Members of occupational schemes often forget that their scheme is only as good as the strength and generosity of their employer and that employers are not obliged to contribute to a pension scheme. Under current law, an employers minimum obligation is to provide access to a stakeholder pension scheme if there are five or more employees, but they are not obliged to contribute to it.
Employers options
Where an occupational scheme has a deficit, the employer has a number of options.
It can make up the deficit over time, close the scheme to new employees, shut
the scheme for all members or transfer members into a money purchase scheme.
Closing a scheme to new members may offer only limited relief as actuaries estimate
this only reduces scheme costs by 5% and that further cost reducing measures
may be necessary at a later date.
Money purchase
A transfer to a money purchase scheme means that scheme members have to make
their own investment decisions: if the fund underperforms there is no one to
top up the fund. Benefits such as spouses and childrens pensions
have to be paid for at variable expense (depending on the spouses age).
Retiring early, whether out of choice or due to ill health, is prohibitively
expensive. Furthermore, employers often pay much lower contributions to money
purchase arrangements (typically around 5 6% of salary) than to final
salary schemes where they often contribute over 12%.
At retirement, a money purchase scheme pays a tax free lump sum and the remainder of the fund must be converted into an annuity, so members are always at the mercy of stock markets and annuity rates, both of which are currently extremely low.
There are four types of money purchase arrangement:
- occupational money purchase
- simplified money purchase
- individual or group personal pension
- individual or group stakeholder pension.

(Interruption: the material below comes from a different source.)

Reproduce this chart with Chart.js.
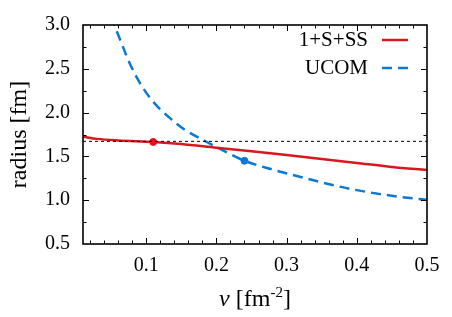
<!DOCTYPE html>
<html>
<head>
<meta charset="utf-8">
<script src="https://cdn.jsdelivr.net/npm/chart.js@4.4.1/dist/chart.umd.min.js"></script>
<style>
html,body{margin:0;padding:0;background:#fff;}
</style>
</head>
<body>
<canvas id="radiusChart" width="452" height="317"></canvas>
<script>
/* DATA */
let nuRed=[0.01,0.03,0.06,0.11,0.15,0.20,0.25,0.30,0.35,0.40,0.45,0.50];
let radiusRed=[1.725,1.70,1.682,1.665,1.642,1.60,1.56,1.515,1.47,1.425,1.38,1.345];

let nuBlue=[0.05,0.055,0.0645,0.0716,0.082,0.095,0.112,0.131,0.154,0.185,0.21,0.24,0.28,0.32,0.39,0.46,0.50];
let radiusBlue=[3.1,2.99,2.80,2.655,2.47,2.287,2.105,1.957,1.81,1.67,1.565,1.45,1.35,1.265,1.13,1.04,1.005];

let markNu=[0.11,0.24];
let markRadius=[1.665,1.45];

let refNu=[0.01,0.5];
let refRadius=[1.672,1.672];

let xTicks=[0.1,0.2,0.3,0.4,0.5];
let yTicks=[0.5,1.0,1.5,2.0,2.5,3.0];
let seriesNames=["1+S+SS","UCOM"];

const RED="#d7191f";
const BLUE="#0a79d6";
const FONT="'Liberation Serif','Times New Roman',serif";

function pts(xs,ys){return xs.map((x,i)=>({x:x,y:ys[i]}));}

/* ticks, frame, legend, titles */
let gnuplotLook={
id:"gnuplotLook",
afterDraw(chart){
let ctx=chart.ctx, a=chart.chartArea;
let xs=chart.scales.x, ys=chart.scales.y;
ctx.save();
ctx.strokeStyle="#000";
ctx.lineWidth=1;
// minor + major ticks, inward, mirrored
for(let i=1;i<25;i++){
let v=0.02*i;
if(v<xs.min) continue;
let major=Math.abs(v*10-Math.round(v*10))<1e-6;
let len=major?6:3.5;
let px=Math.round(xs.getPixelForValue(v))+0.5;
ctx.beginPath();
ctx.moveTo(px,a.bottom);ctx.lineTo(px,a.bottom-len);
ctx.moveTo(px,a.top);ctx.lineTo(px,a.top+len);
ctx.stroke();
}
for(let v=0.75;v<3.0;v+=0.25){
let major=Math.abs(v*2-Math.round(v*2))<1e-6;
let len=major?6:3.5;
let py=Math.round(ys.getPixelForValue(v))+0.5;
ctx.beginPath();
ctx.moveTo(a.left,py);ctx.lineTo(a.left+len,py);
ctx.moveTo(a.right,py);ctx.lineTo(a.right-len,py);
ctx.stroke();
}
// frame
ctx.lineWidth=1.6;
ctx.strokeRect(a.left,a.top,a.right-a.left,a.bottom-a.top);

// legend
ctx.fillStyle="#000";
ctx.font="21px "+FONT;
ctx.textAlign="right";
ctx.textBaseline="middle";
let cols=[RED,BLUE], dashes=[[],[10,6]];
seriesNames.forEach((n,i)=>{
let y=40+i*28;
ctx.fillText(n,368,y);
ctx.strokeStyle=cols[i];
ctx.lineWidth=2.5;
ctx.setLineDash(dashes[i]);
ctx.beginPath();ctx.moveTo(382,y);ctx.lineTo(408,y);ctx.stroke();
});
ctx.setLineDash([]);

// y title
ctx.save();
ctx.translate(20,(a.top+a.bottom)/2);
ctx.rotate(-Math.PI/2);
ctx.textAlign="center";
ctx.textBaseline="middle";
ctx.font="24px "+FONT;
ctx.fillText("radius [fm]",0,0);
ctx.restore();

// x title with superscript
let parts=[["ν","italic 24px "+FONT,0],[" [fm","24px "+FONT,0],["-2","15px "+FONT,-9],["]","24px "+FONT,0]];
let w=0;
parts.forEach(p=>{ctx.font=p[1];w+=ctx.measureText(p[0]).width;});
let x0=(a.left+a.right)/2-w/2;
ctx.textAlign="left";
ctx.textBaseline="alphabetic";
parts.forEach(p=>{
ctx.font=p[1];
ctx.fillText(p[0],x0,306+p[2]);
x0+=ctx.measureText(p[0]).width;
});
ctx.restore();
}
};

let chart=new Chart(document.getElementById("radiusChart"),{
type:"scatter",
data:{datasets:[
{data:pts(refNu,refRadius),showLine:true,borderColor:"#000",borderWidth:1,borderDash:[3,3],pointRadius:0},
{data:pts(nuRed,radiusRed),showLine:true,borderColor:RED,borderWidth:2.5,pointRadius:0,cubicInterpolationMode:"monotone"},
{data:pts(nuBlue,radiusBlue),showLine:true,borderColor:BLUE,borderWidth:2.5,borderDash:[10,6],pointRadius:0,cubicInterpolationMode:"monotone"},
{data:[{x:markNu[0],y:markRadius[0]}],pointRadius:3.5,pointBackgroundColor:RED,pointBorderColor:RED},
{data:[{x:markNu[1],y:markRadius[1]}],pointRadius:3.5,pointBackgroundColor:BLUE,pointBorderColor:BLUE}
]},
options:{
responsive:false,
animation:false,
devicePixelRatio:1,
layout:{padding:{top:17,right:25,left:0,bottom:0}},
plugins:{legend:{display:false},tooltip:{enabled:false}},
scales:{
x:{
type:"linear",min:0.01,max:0.5,
grid:{display:false,drawTicks:false},
border:{display:false},
afterBuildTicks:s=>{s.ticks=xTicks.map(v=>({value:v}));},
afterFit:s=>{s.height=73;},
ticks:{padding:10,color:"#000",font:{family:FONT,size:20},maxRotation:0,callback:v=>v.toFixed(1)}
},
y:{
type:"linear",min:0.5,max:3.0,
grid:{display:false,drawTicks:false},
border:{display:false},
afterBuildTicks:s=>{s.ticks=yTicks.map(v=>({value:v}));},
afterFit:s=>{s.width=83;},
ticks:{padding:13,color:"#000",font:{family:FONT,size:20},callback:v=>v.toFixed(1)}
}
}
},
plugins:[gnuplotLook]
});
</script>
</body>
</html>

An occupational money purchase scheme will generally pay a tax free lump sum of 1½ times final salary, whereas the other three arrangements will normally pay up to 25% of the fund. The most generous of the above options is the occupational money purchase arrangement because of the large tax free cash lump sum; the least attractive is the stakeholder, because the employer has no obligation to make a contribution. With simplified group money purchase and group personal pensions, the employer must make a contribution of at least 3% of members salaries.
Challenging your employer
If the level of your employers contribution is set to fall significantly,
this can be challenged, initially via the trustees. Trustees are obliged to
act in accordance with the trust deed and for the benefit of the members. If
the scheme is being closed, the trustees can only allow this if the trust deed
permits it. If you believe the trustees are acting incorrectly, you can make
a complaint via the schemes internal dispute resolution the procedure
will be set out in your scheme booklet.
Members of the Ernst & Young and Big Food Group final salary schemes have successfully taken legal action against their employers for trying to reduce their pension benefits without consultation.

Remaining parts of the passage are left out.